All Federal Reserve Bank presidents and Federal Reserve Governors contribute three-year economic projections and funds rate forecasts to the FOMC’s quarterly Summary of Economic Projections (SEP). When the last was released on Dec. 18, two of 17 participants saw the earliest rate hike taking place in 2014, with another 12 seeing no rate hike until 2015, and three seeing none until 2016.
Bullard revealed for the first time that he was one of the two FOMC participants who foresaw a 2014 rate hike in December and said he made that forecast because he was “more optimistic” than many about the outlook for economic growth and employment. He said he had previously expected the first rate hike to come in 2015.
However, with the March meeting less than a month away, Bullard said, “I definitely will have to reconsider at this meeting” whether the first rate hike will come in late 2014 or in 2015.
“Even in December, it was a close call,” he said, adding that “if it moves back a quarter” it makes little difference.
Bullard said recent weaker economic data have forced him to reconsider, but he emphasized he still has “a pretty optimistic outlook,” because “the fundamentals look good…”
He said the economy, and in turn monetary policy, is getting “closer to normal.”
“We have to start to get out of the mode of emergency policy” and think about making monetary policy “more normal,” Bullard said.
“We’ve still got a ways to go” to normalize monetary policy, he went on, but “we need to change the mindset from what it’s been the last five years.”
En route to the first rate hike, Bullard said the FOMC would likely first allow “passive” shrinkage of its balance sheet, in keeping with exit strategy “principles” developed by the FOMC several years ago. He said those principles have not been changed in that regard, although outright asset sales have been pushed further out in the process.

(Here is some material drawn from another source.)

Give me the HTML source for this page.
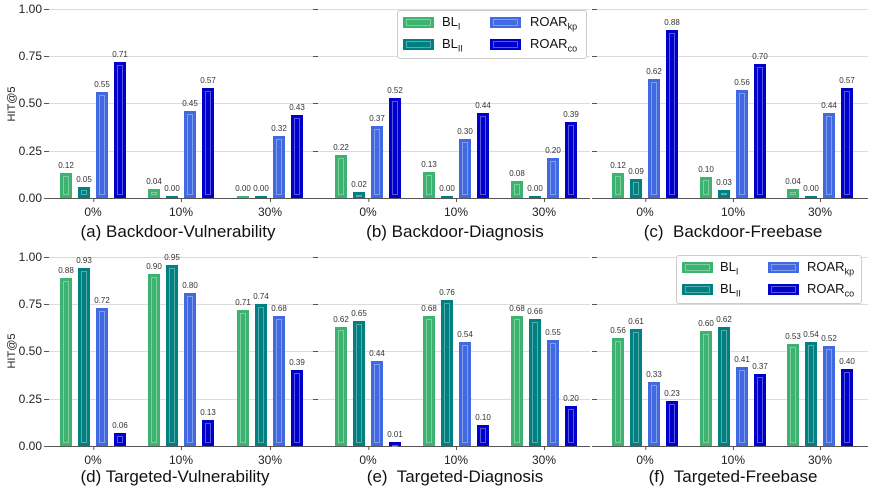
<!DOCTYPE html>
<html><head><meta charset="utf-8"><style>
body{margin:0;width:872px;height:493px;background:#fff;position:relative;overflow:hidden;font-family:"Liberation Sans","DejaVu Sans",sans-serif;}
.ax{position:absolute;height:189px;}
.gl{position:absolute;left:0;right:0;height:1px;background:#dcdcdc;}
.tk{position:absolute;left:-5px;width:5px;height:1px;background:#555;}
.base{position:absolute;left:0;right:0;bottom:-1px;height:1px;background:#555;}
.yl{position:absolute;right:100%;margin-right:7px;font-size:12px;color:#222;transform:translateY(-50%);}
.g{position:absolute;bottom:0;height:100%;width:0;}
.b{position:absolute;bottom:0;width:12px;box-sizing:border-box;}
.b::after{content:"";position:absolute;left:3px;right:3px;top:3px;bottom:3px;border:1px solid rgba(255,255,255,.35);}
.b span{position:absolute;bottom:100%;left:50%;transform:translateX(-50%);margin-bottom:3px;font-size:8px;color:#333;white-space:nowrap;}
.c1{background:#3cb371;left:-33px}.c2{background:#008080;left:-15px}.c3{background:#4169e1;left:3px}.c4{background:#0000cd;left:21px}
.xt{position:absolute;top:100%;margin-top:7px;font-size:12px;color:#222;transform:translateX(-50%);}
.xt::before{content:"";position:absolute;left:50%;top:-7px;height:4px;width:1px;background:#555;}
.cap{position:absolute;font-size:17px;color:#111;transform:translateX(-50%);white-space:nowrap;}
.ylab{position:absolute;font-size:11px;color:#222;transform:translate(-50%,-50%) rotate(-90deg);}
.leg{position:absolute;border:1px solid #ccc;border-radius:3px;background:#fff;width:188px;height:47px;}
.lp{position:absolute;width:31px;height:11px;}
.lp::after{content:"";position:absolute;left:3px;right:3px;top:2px;bottom:2px;border:1px solid rgba(255,255,255,.35);}
.lt{position:absolute;font-size:13px;color:#111;}
.lt sub{font-size:9px;}
</style></head><body>

<div class="ylab" style="left:12px;top:104px">HIT@5</div>
<div class="ylab" style="left:12px;top:351px">HIT@5</div>

<!-- panel a -->
<div class="ax" style="left:49px;top:9px;width:264px">
<div class="gl" style="top:0"></div><div class="gl" style="top:47px"></div><div class="gl" style="top:94px"></div><div class="gl" style="top:142px"></div>
<div class="tk" style="top:0"></div><div class="tk" style="top:47px"></div><div class="tk" style="top:94px"></div><div class="tk" style="top:142px"></div><div class="tk" style="top:189px"></div>
<div class="yl" style="top:0">1.00</div><div class="yl" style="top:47px">0.75</div><div class="yl" style="top:94px">0.50</div><div class="yl" style="top:142px">0.25</div><div class="yl" style="top:189px">0.00</div>
<div class="base"></div>
<div class="g" style="left:44px"><div class="b c1" style="height:13%"><span>0.12</span></div><div class="b c2" style="height:6%"><span>0.05</span></div><div class="b c3" style="height:56%"><span>0.55</span></div><div class="b c4" style="height:72%"><span>0.71</span></div><div class="xt">0%</div></div>
<div class="g" style="left:132px"><div class="b c1" style="height:5%"><span>0.04</span></div><div class="b c2" style="height:1%"><span>0.00</span></div><div class="b c3" style="height:46%"><span>0.45</span></div><div class="b c4" style="height:58%"><span>0.57</span></div><div class="xt">10%</div></div>
<div class="g" style="left:221px"><div class="b c1" style="height:1%"><span>0.00</span></div><div class="b c2" style="height:1%"><span>0.00</span></div><div class="b c3" style="height:33%"><span>0.32</span></div><div class="b c4" style="height:44%"><span>0.43</span></div><div class="xt">30%</div></div>
</div>
<div class="cap" style="left:178px;top:222px">(a) Backdoor-Vulnerability</div>

<!-- panel b -->
<div class="ax" style="left:318px;top:9px;width:272px">
<div class="gl" style="top:0"></div><div class="gl" style="top:47px"></div><div class="gl" style="top:94px"></div><div class="gl" style="top:142px"></div>
<div class="tk" style="top:0"></div><div class="tk" style="top:47px"></div><div class="tk" style="top:94px"></div><div class="tk" style="top:142px"></div><div class="tk" style="top:189px"></div>
<div class="base"></div>
<div class="g" style="left:50px"><div class="b c1" style="height:23%"><span>0.22</span></div><div class="b c2" style="height:3%"><span>0.02</span></div><div class="b c3" style="height:38%"><span>0.37</span></div><div class="b c4" style="height:53%"><span>0.52</span></div><div class="xt">0%</div></div>
<div class="g" style="left:138px"><div class="b c1" style="height:14%"><span>0.13</span></div><div class="b c2" style="height:1%"><span>0.00</span></div><div class="b c3" style="height:31%"><span>0.30</span></div><div class="b c4" style="height:45%"><span>0.44</span></div><div class="xt">10%</div></div>
<div class="g" style="left:226px"><div class="b c1" style="height:9%"><span>0.08</span></div><div class="b c2" style="height:1%"><span>0.00</span></div><div class="b c3" style="height:21%"><span>0.20</span></div><div class="b c4" style="height:40%"><span>0.39</span></div><div class="xt">30%</div></div>
</div>
<div class="cap" style="left:455px;top:222px">(b) Backdoor-Diagnosis</div>

<!-- panel c -->
<div class="ax" style="left:597px;top:9px;width:271px">
<div class="gl" style="top:0"></div><div class="gl" style="top:47px"></div><div class="gl" style="top:94px"></div><div class="gl" style="top:142px"></div>
<div class="tk" style="top:0"></div><div class="tk" style="top:47px"></div><div class="tk" style="top:94px"></div><div class="tk" style="top:142px"></div><div class="tk" style="top:189px"></div>
<div class="base"></div>
<div class="g" style="left:48px"><div class="b c1" style="height:13%"><span>0.12</span></div><div class="b c2" style="height:10%"><span>0.09</span></div><div class="b c3" style="height:63%"><span>0.62</span></div><div class="b c4" style="height:89%"><span>0.88</span></div><div class="xt">0%</div></div>
<div class="g" style="left:136px"><div class="b c1" style="height:11%"><span>0.10</span></div><div class="b c2" style="height:4%"><span>0.03</span></div><div class="b c3" style="height:57%"><span>0.56</span></div><div class="b c4" style="height:71%"><span>0.70</span></div><div class="xt">10%</div></div>
<div class="g" style="left:223px"><div class="b c1" style="height:5%"><span>0.04</span></div><div class="b c2" style="height:1%"><span>0.00</span></div><div class="b c3" style="height:45%"><span>0.44</span></div><div class="b c4" style="height:58%"><span>0.57</span></div><div class="xt">30%</div></div>
</div>
<div class="cap" style="left:733px;top:222px">(c)&nbsp; Backdoor-Freebase</div>

<!-- panel d -->
<div class="ax" style="left:49px;top:257px;width:264px">
<div class="gl" style="top:0"></div><div class="gl" style="top:47px"></div><div class="gl" style="top:94px"></div><div class="gl" style="top:142px"></div>
<div class="tk" style="top:0"></div><div class="tk" style="top:47px"></div><div class="tk" style="top:94px"></div><div class="tk" style="top:142px"></div><div class="tk" style="top:189px"></div>
<div class="yl" style="top:0">1.00</div><div class="yl" style="top:47px">0.75</div><div class="yl" style="top:94px">0.50</div><div class="yl" style="top:142px">0.25</div><div class="yl" style="top:189px">0.00</div>
<div class="base"></div>
<div class="g" style="left:44px"><div class="b c1" style="height:89%"><span>0.88</span></div><div class="b c2" style="height:94%"><span>0.93</span></div><div class="b c3" style="height:73%"><span>0.72</span></div><div class="b c4" style="height:7%"><span>0.06</span></div><div class="xt">0%</div></div>
<div class="g" style="left:132px"><div class="b c1" style="height:91%"><span>0.90</span></div><div class="b c2" style="height:96%"><span>0.95</span></div><div class="b c3" style="height:81%"><span>0.80</span></div><div class="b c4" style="height:14%"><span>0.13</span></div><div class="xt">10%</div></div>
<div class="g" style="left:221px"><div class="b c1" style="height:72%"><span>0.71</span></div><div class="b c2" style="height:75%"><span>0.74</span></div><div class="b c3" style="height:69%"><span>0.68</span></div><div class="b c4" style="height:40%"><span>0.39</span></div><div class="xt">30%</div></div>
</div>
<div class="cap" style="left:175px;top:467px">(d) Targeted-Vulnerability</div>

<!-- panel e -->
<div class="ax" style="left:318px;top:257px;width:272px">
<div class="gl" style="top:0"></div><div class="gl" style="top:47px"></div><div class="gl" style="top:94px"></div><div class="gl" style="top:142px"></div>
<div class="tk" style="top:0"></div><div class="tk" style="top:47px"></div><div class="tk" style="top:94px"></div><div class="tk" style="top:142px"></div><div class="tk" style="top:189px"></div>
<div class="base"></div>
<div class="g" style="left:50px"><div class="b c1" style="height:63%"><span>0.62</span></div><div class="b c2" style="height:66%"><span>0.65</span></div><div class="b c3" style="height:45%"><span>0.44</span></div><div class="b c4" style="height:2%"><span>0.01</span></div><div class="xt">0%</div></div>
<div class="g" style="left:138px"><div class="b c1" style="height:69%"><span>0.68</span></div><div class="b c2" style="height:77%"><span>0.76</span></div><div class="b c3" style="height:55%"><span>0.54</span></div><div class="b c4" style="height:11%"><span>0.10</span></div><div class="xt">10%</div></div>
<div class="g" style="left:226px"><div class="b c1" style="height:69%"><span>0.68</span></div><div class="b c2" style="height:67%"><span>0.66</span></div><div class="b c3" style="height:56%"><span>0.55</span></div><div class="b c4" style="height:21%"><span>0.20</span></div><div class="xt">30%</div></div>
</div>
<div class="cap" style="left:455px;top:467px">(e)&nbsp; Targeted-Diagnosis</div>

<!-- panel f -->
<div class="ax" style="left:597px;top:257px;width:271px">
<div class="gl" style="top:0"></div><div class="gl" style="top:47px"></div><div class="gl" style="top:94px"></div><div class="gl" style="top:142px"></div>
<div class="tk" style="top:0"></div><div class="tk" style="top:47px"></div><div class="tk" style="top:94px"></div><div class="tk" style="top:142px"></div><div class="tk" style="top:189px"></div>
<div class="base"></div>
<div class="g" style="left:48px"><div class="b c1" style="height:57%"><span>0.56</span></div><div class="b c2" style="height:62%"><span>0.61</span></div><div class="b c3" style="height:34%"><span>0.33</span></div><div class="b c4" style="height:24%"><span>0.23</span></div><div class="xt">0%</div></div>
<div class="g" style="left:136px"><div class="b c1" style="height:61%"><span>0.60</span></div><div class="b c2" style="height:63%"><span>0.62</span></div><div class="b c3" style="height:42%"><span>0.41</span></div><div class="b c4" style="height:38%"><span>0.37</span></div><div class="xt">10%</div></div>
<div class="g" style="left:223px"><div class="b c1" style="height:54%"><span>0.53</span></div><div class="b c2" style="height:55%"><span>0.54</span></div><div class="b c3" style="height:53%"><span>0.52</span></div><div class="b c4" style="height:41%"><span>0.40</span></div><div class="xt">30%</div></div>
</div>
<div class="cap" style="left:733px;top:467px">(f)&nbsp; Targeted-Freebase</div>

<!-- legends -->
<div class="leg" style="left:397px;top:10px">
<div class="lp" style="left:5px;top:6px;background:#3cb371"></div><div class="lt" style="left:44px;top:3px">BL<sub>I</sub></div>
<div class="lp" style="left:5px;top:28px;background:#008080"></div><div class="lt" style="left:44px;top:25px">BL<sub>II</sub></div>
<div class="lp" style="left:92px;top:6px;background:#4169e1"></div><div class="lt" style="left:132px;top:3px">ROAR<sub>kp</sub></div>
<div class="lp" style="left:92px;top:28px;background:#0000cd"></div><div class="lt" style="left:132px;top:25px">ROAR<sub>co</sub></div>
</div>
<div class="leg" style="left:676px;top:255px;width:184px">
<div class="lp" style="left:5px;top:6px;background:#3cb371"></div><div class="lt" style="left:43px;top:3px">BL<sub>I</sub></div>
<div class="lp" style="left:5px;top:28px;background:#008080"></div><div class="lt" style="left:43px;top:25px">BL<sub>II</sub></div>
<div class="lp" style="left:91px;top:6px;background:#4169e1"></div><div class="lt" style="left:130px;top:3px">ROAR<sub>kp</sub></div>
<div class="lp" style="left:91px;top:28px;background:#0000cd"></div><div class="lt" style="left:130px;top:25px">ROAR<sub>co</sub></div>
</div>
</body></html>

“That’s the sequence most people have in mind at this point,” Bullard said, although he said the exit strategy is subject to change. He did not say how long before the first rate hike the Fed would discontinue the reinvestment and rollover policies.
Bullard said that “as we get closer to a normal economy we should also get closer to normal monetary policy. A normal monetary policy doesn’t have thresholds (and) doesn’t have quantitative easing.”
He repeated calls for a change to “more qualitative” “forward guidance” on the path of the funds rate.
Despite recent economic softness, Bullard said he believes the unemployment rate could “get below 6%” this year. He said he also expects inflation to rise this year but probably not reach the Fed’s 2% target in 2014.
If inflation does not return to target, he said the FOMC will have to “address” that.
In his informal luncheon address and in questions thereafter, Bullard predicted new Fed Chair Janet Yellen will “surely be tested” in 2014, even as he projected a “very good” year for the economy.
Bullard did not say what kind of test he expects Yellen, who succeeded Ben Bernanke as Fed chief on Feb. 1, to face.
After saying Yellen has “a great background” and “will do an excellent job,” he said “she’ll surely be tested here in the first year here…”
“I’m not sure quite what the test will be,” he said, but “she will need to give her all the support we can.”
He told his audience that, even though the Fed is scaling back its large-scale asset purchases, it is “still buying a lot.” He said continued “tapering” remains on track at coming meetings of the FOMC.
Bullard, not an FOMC voter this year, said that following the conclusion of the Fed’s third round of “quantitative easing,” the FOMC is likely to keep the federal funds rate near zero for a good while, even if the unemployment rate goes below the FOMC’s 6.5% “threshold” for considering rate hikes.
With the unemployment rate already down to 6.6%, Bullard reiterated that the FOMC will need to alter its “forward guidance” on the path of the funds rate.
He estimated the “full employment” rate at 6%.
Bullard observed that after a 3.5% average growth rate in the second half of 2013, economic data early this year “have been soft.”
“That’s probably due to the weather,” he said, “but I don’t really know.”
Bullard said the recent economic weakness “does not deter my outlook for the year; it’s a very good outlook.”
“We’re in much better shape than we were,” he said, noting that “a lot” of household deleveraging has “faded away” and “political wrangling” over the federal budget is in abeyance.
Bullard contrasted the U.S. economy’s performance to that of Europe, noting that since 2009, the U.S. unemployment rate has fallen from 10% to 6.6%, while the unemployment rate in the euro zone was holding steady 12% in December.
In other comments, he warned raising the minimum wage “would probably increase unemployment,” particularly among young people.